It seems I have had variants on my mind of late. They have ghosted through much of my recent reading including Art Flick’s biography, and the stories of Gene Connett, Dana Lamb and others. In fact, I was moved to tie a quarter dozen quill bodied Hendrickson Variants just this morning.
I remember these beautiful big dry flies drawing my interest very early in my fly-tying career. When I first visited the Catskills more than three decades ago, I came armed with Mr. Flick’s favorite fly, the Gray Fox Variant. His Dun Variant was another pattern that was stored in one of my big compartment fly boxes, one that had seen some use back home in Pennsylvania, where the Isonychia mayflies Flick designed these big dries to imitate were found on waters such as the Little Juniata River.
I confess that my fascination with these flies waned over the years, enthralled as I was with my own patterns and experimentation. I have stashed a few variants in my big fly boxes in recent years once more, and my plan is to give them some time on the water.
One the recurring themes with classic fly patterns is that their reputations as trout catchers have been earned through decades of seasons and thousands of anglers. A majority among the new guard seems drawn to the latest conglomeration of materials, foam, synthetic flash, bug eyes and rubber legs that gets featured in magazines and videoed on YouTube. As a result, our heavily pressured wild trout do not have the familiarity with the classics that their ancestors did. That lack of familiarity often results in a lack of the avoidance behavior frequently observed on our popular rivers.
I would guess that there are a lot of brown trout out there that have never had a variant dry fly floated over them, and that makes me think I should have them on my tippet rather than sitting in a fly box!

Art Flick considered his Gray Fox Variant to be a good imitation for the Green Drake, as well as pale Potamanthus mayflies, but it was his favorite pattern to fish regardless of the presence of these two giant mayflies. If you think about it, there do tend to be a few big bugs around through a long stretch of the trout season and, while a Gray Fox Variant may not be the best hatch matcher’s choice when trout are rising to sulfurs, these big flies might just be golden when cast and twitched around cover when there is no hatch going on. How many times have you seen or heard a terrific splash on one of those dead days?
I plan to fluff up the hackles on some of my stored variants and make sure they are handy once those long, sunny days of spring and summer roll around.
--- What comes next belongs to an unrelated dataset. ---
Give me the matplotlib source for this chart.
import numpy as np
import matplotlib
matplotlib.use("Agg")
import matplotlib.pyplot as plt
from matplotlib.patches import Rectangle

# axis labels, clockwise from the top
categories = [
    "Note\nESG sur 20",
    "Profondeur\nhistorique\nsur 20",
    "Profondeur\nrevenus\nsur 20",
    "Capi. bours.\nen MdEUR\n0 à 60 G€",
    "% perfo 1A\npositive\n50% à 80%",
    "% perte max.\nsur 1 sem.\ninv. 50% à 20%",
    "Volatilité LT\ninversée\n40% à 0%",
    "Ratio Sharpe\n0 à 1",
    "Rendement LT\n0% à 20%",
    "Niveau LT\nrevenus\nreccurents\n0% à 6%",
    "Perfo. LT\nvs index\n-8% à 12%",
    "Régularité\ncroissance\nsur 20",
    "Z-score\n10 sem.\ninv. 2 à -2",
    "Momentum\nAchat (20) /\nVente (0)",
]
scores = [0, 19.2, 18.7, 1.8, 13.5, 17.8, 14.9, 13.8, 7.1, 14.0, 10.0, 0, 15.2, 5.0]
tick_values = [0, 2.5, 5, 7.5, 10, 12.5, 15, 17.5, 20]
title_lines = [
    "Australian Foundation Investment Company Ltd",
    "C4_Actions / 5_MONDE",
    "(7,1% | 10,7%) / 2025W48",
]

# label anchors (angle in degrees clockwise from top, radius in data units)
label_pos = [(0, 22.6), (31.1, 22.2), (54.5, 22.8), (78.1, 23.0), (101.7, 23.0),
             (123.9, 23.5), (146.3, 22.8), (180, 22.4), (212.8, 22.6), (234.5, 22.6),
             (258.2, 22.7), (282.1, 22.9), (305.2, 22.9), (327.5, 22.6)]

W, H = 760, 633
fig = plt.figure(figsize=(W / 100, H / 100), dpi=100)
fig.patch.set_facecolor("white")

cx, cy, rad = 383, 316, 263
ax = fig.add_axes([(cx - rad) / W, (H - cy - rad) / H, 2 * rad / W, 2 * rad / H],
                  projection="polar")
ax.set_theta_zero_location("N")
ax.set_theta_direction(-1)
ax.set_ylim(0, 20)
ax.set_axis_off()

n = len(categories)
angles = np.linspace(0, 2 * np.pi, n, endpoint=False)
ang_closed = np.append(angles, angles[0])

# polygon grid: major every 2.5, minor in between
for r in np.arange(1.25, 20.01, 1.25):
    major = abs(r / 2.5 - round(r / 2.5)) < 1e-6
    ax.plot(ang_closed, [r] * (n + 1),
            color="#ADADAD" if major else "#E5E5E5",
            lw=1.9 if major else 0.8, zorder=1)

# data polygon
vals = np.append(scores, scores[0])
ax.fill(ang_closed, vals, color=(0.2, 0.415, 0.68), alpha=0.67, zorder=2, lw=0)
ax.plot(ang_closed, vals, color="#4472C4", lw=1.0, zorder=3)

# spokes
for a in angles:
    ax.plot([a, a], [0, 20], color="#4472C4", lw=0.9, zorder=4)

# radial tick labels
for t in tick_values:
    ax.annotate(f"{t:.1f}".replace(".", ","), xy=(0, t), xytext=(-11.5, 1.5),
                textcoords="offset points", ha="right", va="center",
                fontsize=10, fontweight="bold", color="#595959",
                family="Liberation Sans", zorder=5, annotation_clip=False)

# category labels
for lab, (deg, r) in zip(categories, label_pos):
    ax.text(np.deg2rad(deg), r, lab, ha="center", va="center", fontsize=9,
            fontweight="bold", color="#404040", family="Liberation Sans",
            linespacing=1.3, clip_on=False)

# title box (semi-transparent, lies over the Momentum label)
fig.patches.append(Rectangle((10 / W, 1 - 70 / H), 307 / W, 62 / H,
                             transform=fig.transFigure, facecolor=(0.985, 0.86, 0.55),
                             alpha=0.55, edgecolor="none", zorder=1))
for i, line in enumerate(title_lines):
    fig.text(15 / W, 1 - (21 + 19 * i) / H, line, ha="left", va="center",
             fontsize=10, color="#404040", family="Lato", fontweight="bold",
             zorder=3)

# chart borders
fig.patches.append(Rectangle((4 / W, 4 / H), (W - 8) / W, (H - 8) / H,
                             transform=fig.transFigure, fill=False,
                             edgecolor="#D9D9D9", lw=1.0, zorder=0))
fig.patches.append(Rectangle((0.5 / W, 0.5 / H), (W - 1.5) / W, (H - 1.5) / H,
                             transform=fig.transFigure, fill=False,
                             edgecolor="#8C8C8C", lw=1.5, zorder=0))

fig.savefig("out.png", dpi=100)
Come to think of it, there is one Art Flick variant that I have been fishing regularly. The Flick Blue Winged Olive is really a scaled down variant tie. I have had some great success in recent summers fishing the sparse little pale olives I find on summer mornings. I tie a thin thread body on size 20 and 22 dry fly hooks with a long, sparse hackle fiber tail and an oversized rusty dun hackle. I have taken some big browns on these and found them surprisingly visible even on long casts across flat, featureless pools.

Besides enjoying great writing, reading old, classic angling books can give you some fresh ideas and expand your knowledge of the wonderful pursuit of dry fly fishing.